Unlocking the Power of Sentiment Analysis with Python
Introduction
Sentiment analysis is a branch of natural language processing (NLP) that aims to extract and quantify the emotional content of a text. Sentiment analysis can be used for various applications, such as analyzing customer reviews, social media posts, product feedback, and more.
In this blog post, I will introduce the basics of sentiment analysis with Python, using some popular libraries and tools. We will also show how to perform sentiment analysis on a sample dataset of movie reviews and visualize the results.
What is sentiment analysis?
Sentiment analysis, also known as opinion mining, is the process of identifying and extracting the subjective information from a text, such as the polarity (positive, negative, or neutral), the emotion (joy, anger, sadness, etc.), the intensity (strong or weak), and the aspect (the specific part of the text that expresses the sentiment).

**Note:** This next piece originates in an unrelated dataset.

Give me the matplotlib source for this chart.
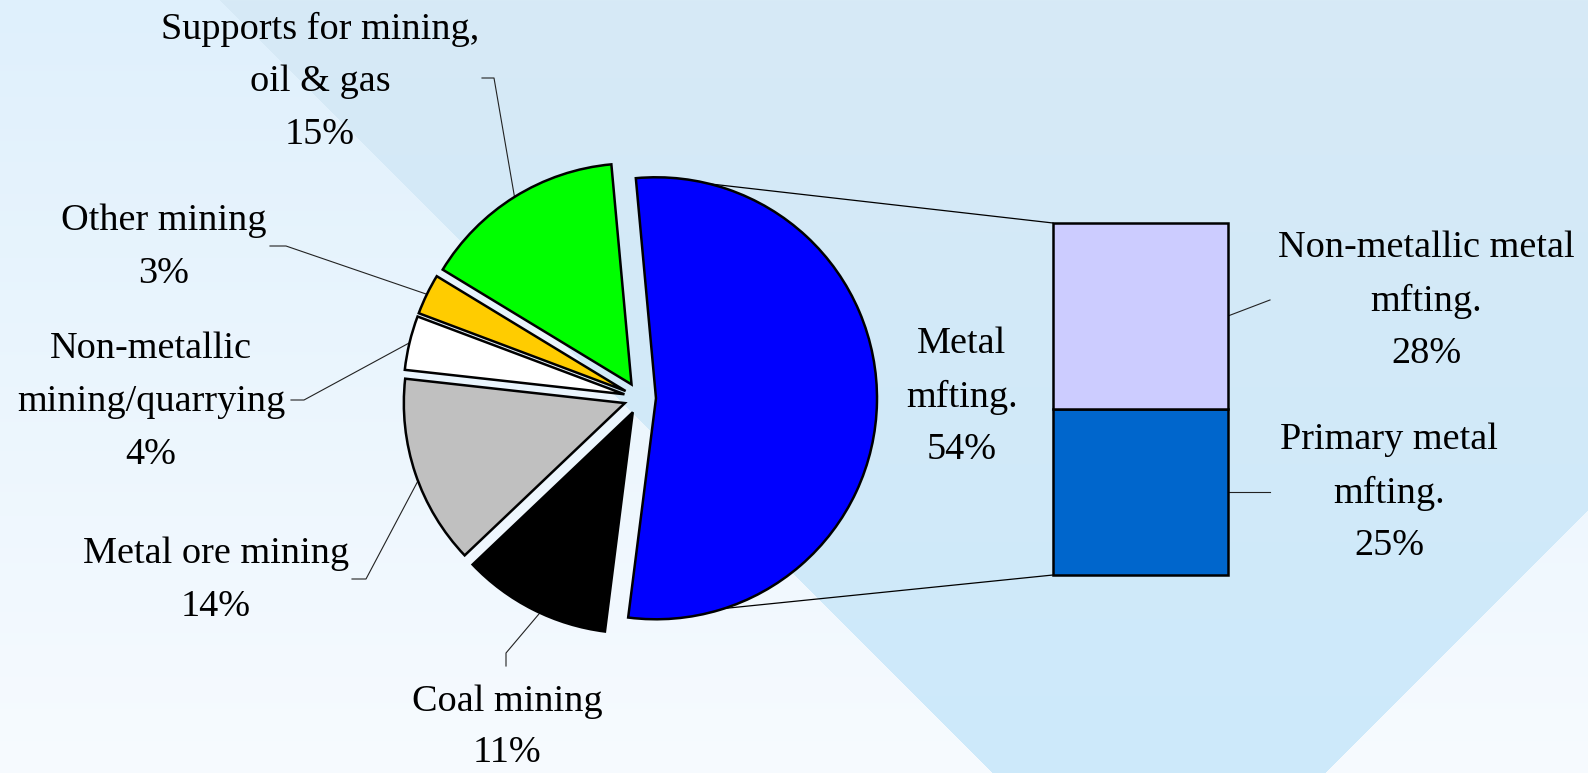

Sentiment analysis can be done at different levels of granularity, such as:
- Document-level: The overall sentiment of a whole document or text.
- Sentence-level: The sentiment of each individual sentence within a text.
- Aspect-level: The sentiment of a specific aspect or feature within a text.
Sentiment analysis can also be done with different approaches, such as:
Rule-based: The sentiment is determined by a set of predefined rules or heuristics, such as the presence of certain keywords or phrases, the word order, the punctuation, etc.
Machine learning-based: The sentiment is learned from a labelled dataset of texts and their corresponding sentiments, using various machine learning algorithms and techniques, such as classification, regression, deep learning, etc.
Hybrid: The sentiment is determined by a combination of rule-based and machine-learning-based methods.
Sentiment Analysis Implementation of Movie Reviews
Let's import the required libraries and download movie_reviews data:
import nltk
import nltk.classify.util
from nltk.classify import NaiveBayesClassifier
from nltk.corpus import movie_reviews
from nltk.corpus import stopwords
from nltk.tokenize import word_tokenize
nltk.download('movie_reviews')
# create a word feature, remove stopwords and return diction words
def create_word_features(words):
useful_words = [word for word in words if word not in stopwords.words("english")]
my_dict = dict([(word, True) for word in useful_words])
return my_dict
let's create an empty list called neg_reviews to loop over all the files in the neg folder, this will get all the words in that file. Then we use the function create_word_features in the format nltk expects.
neg_reviews = []
for fileid in movie_reviews.fileids('neg'):
words = movie_reviews.words(fileid)
neg_reviews.append((create_word_features(words), "negative"))
pos_reviews = []
for fileid in movie_reviews.fileids('pos'):
words = movie_reviews.words(fileid)
pos_reviews.append((create_word_features(words), "positive"))
print(len(pos_reviews))
output:
1000
train test split
train_set = neg_reviews[:750] + pos_reviews[:750]
test_set = neg_reviews[750:] + pos_reviews[750:]
print(len(train_set), len(test_set))
output:
1500 500
train model
classifier = NaiveBayesClassifier.train(train_set)
accuracy = nltk.classify.util.accuracy(classifier, test_set)
print(accuracy * 100)
output:
72.3999
evaluation
reviews_list=["It's a nice movie","the Movie is unpleasant",
"In the movie, the hero of movies do stupid things","OK, the movie is well","OK nice","it's a disaster"
]
for review in reviews_list:
words = word_tokenize(review)
words = create_word_features(words)
print(review,' ('+classifier.classify(words)+')')
output:
It's a nice movie (positive)
the Movie is unpleasant (negative)
In the movie, the hero of movies do stupid things (negative)
OK, the movie is well (positive)
OK nice (positive)
it's a disaster (negative)
Conclusion
Sentiment Analysis is useful for finding the mood of the public about things like movies, politicians, stocks, or even current events. In this blog post have analysed the sentiment of the movie reviews corpus using NaiveBayesClassifier.
Still, we can improve the accuracy of the models by preprocessing data and by using lexicon models like Textblob.